Gold posted its biggest gain since January as bets on the outlook for US interest rates drove increased volatility for the metal. Silver climbed the most this year.

[NEW YORK] Gold posted its biggest gain since January as bets on the outlook for US interest rates drove increased volatility for the metal. Silver climbed the most this year.

With the Federal Reserve meeting this week, bullion investors have been parsing economic data for clues on when rates will rise. Bullion on Friday posted its biggest tumble since early March, and its 30-day historical volatility is the highest in seven weeks.

Traders are getting whipsawed with a sputtering American economy driving expectations that the Fed will wait longer before raising rates. That view has bond traders worried about inflation again and means that the dollar is losing some of its luster. Lower rates help to boost the appeal of gold, which generally offers returns only when prices rise. The metal is also a traditional hedge against higher consumer costs and an alternative to the US currency.

"It's definitely a very live market right now," Howard Wen, a precious-metals analyst at HSBC Bank USA, said in a telephone interview. "The combination of the Fed meeting and these economic indicators creates an environment for more volatile gold prices." Gold futures for June delivery jumped 2.4 per cent to settle at US$1,203.20 an ounce at 1:50 pm on the Comex in New York, the biggest gain since Jan. 15.

The advance on Monday comes after a 2.3 per cent decline for prices last week. The Chicago Board Options Exchange Gold ETF Volatility Index, derived from options prices on the SPDR Gold Trust, climbed for four straight sessions, the longest streak since January.

The Fed starts a two-day meeting on Tuesday, after reports last week showed orders for business equipment unexpectedly fell and purchases of new homes slumped more than forecast in March.

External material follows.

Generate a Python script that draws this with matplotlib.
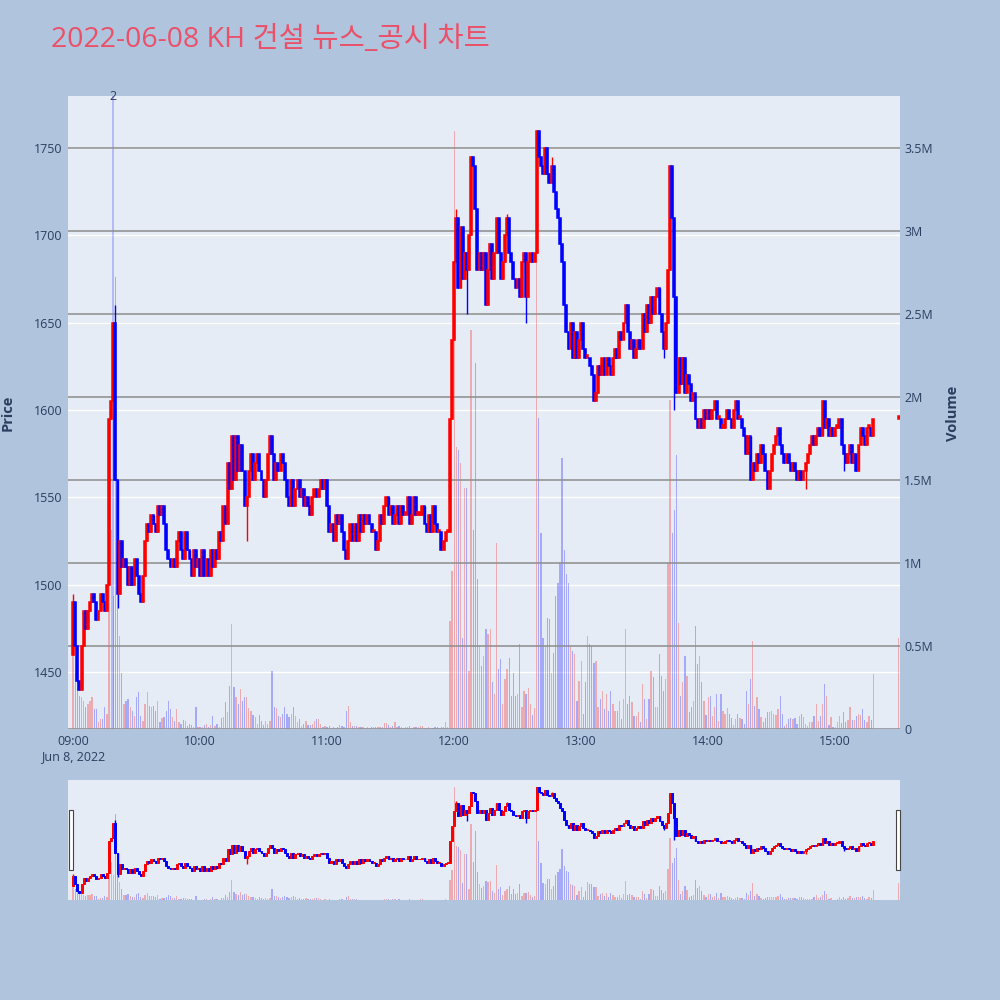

Higher rates spur investors to favor assets with better yield prospects such as equities and bonds.

Prices extended gains Monday after the electronic auction that replaced the London fixing ritual showed that there was "substantial demand exceeding supply," said Tai Wong, the director of commodity products trading at BMO Capital Markets Corp in New York.

Gold also rose after China's industrial profits declined in March, bolstering the case for the Asian nation to add more economic stimulus. Prices climbed 70 percent from December 2008 to June 2011 as central banks increased money supply on an unprecedented scale, spurring concerns that inflation would accelerate.

The recent US economic data suggests that the Fed could push "the first tightening out to 2016," Bart Melek, the head of commodity strategy at TD Securities in Toronto, said in a telephone interview. "And overnight, we did get some sort of signaling from the government of China that they may do something unconventional on the monetary front."

The Bloomberg ECO Surprise Index fell to the lowest since 2009 last week. Holdings in bullion-backed exchange-traded products increased for the sixth day, to 1,626.2 tons, the longest run since the end of January, according to data compiled by Bloomberg as of April 24.

Silver futures for July delivery jumped 4.8 percent to $16.439 an ounce on the Comex, the largest advance since Dec. 9. On the New York Mercantile Exchange, platinum surged the most since September 2013, and palladium rose.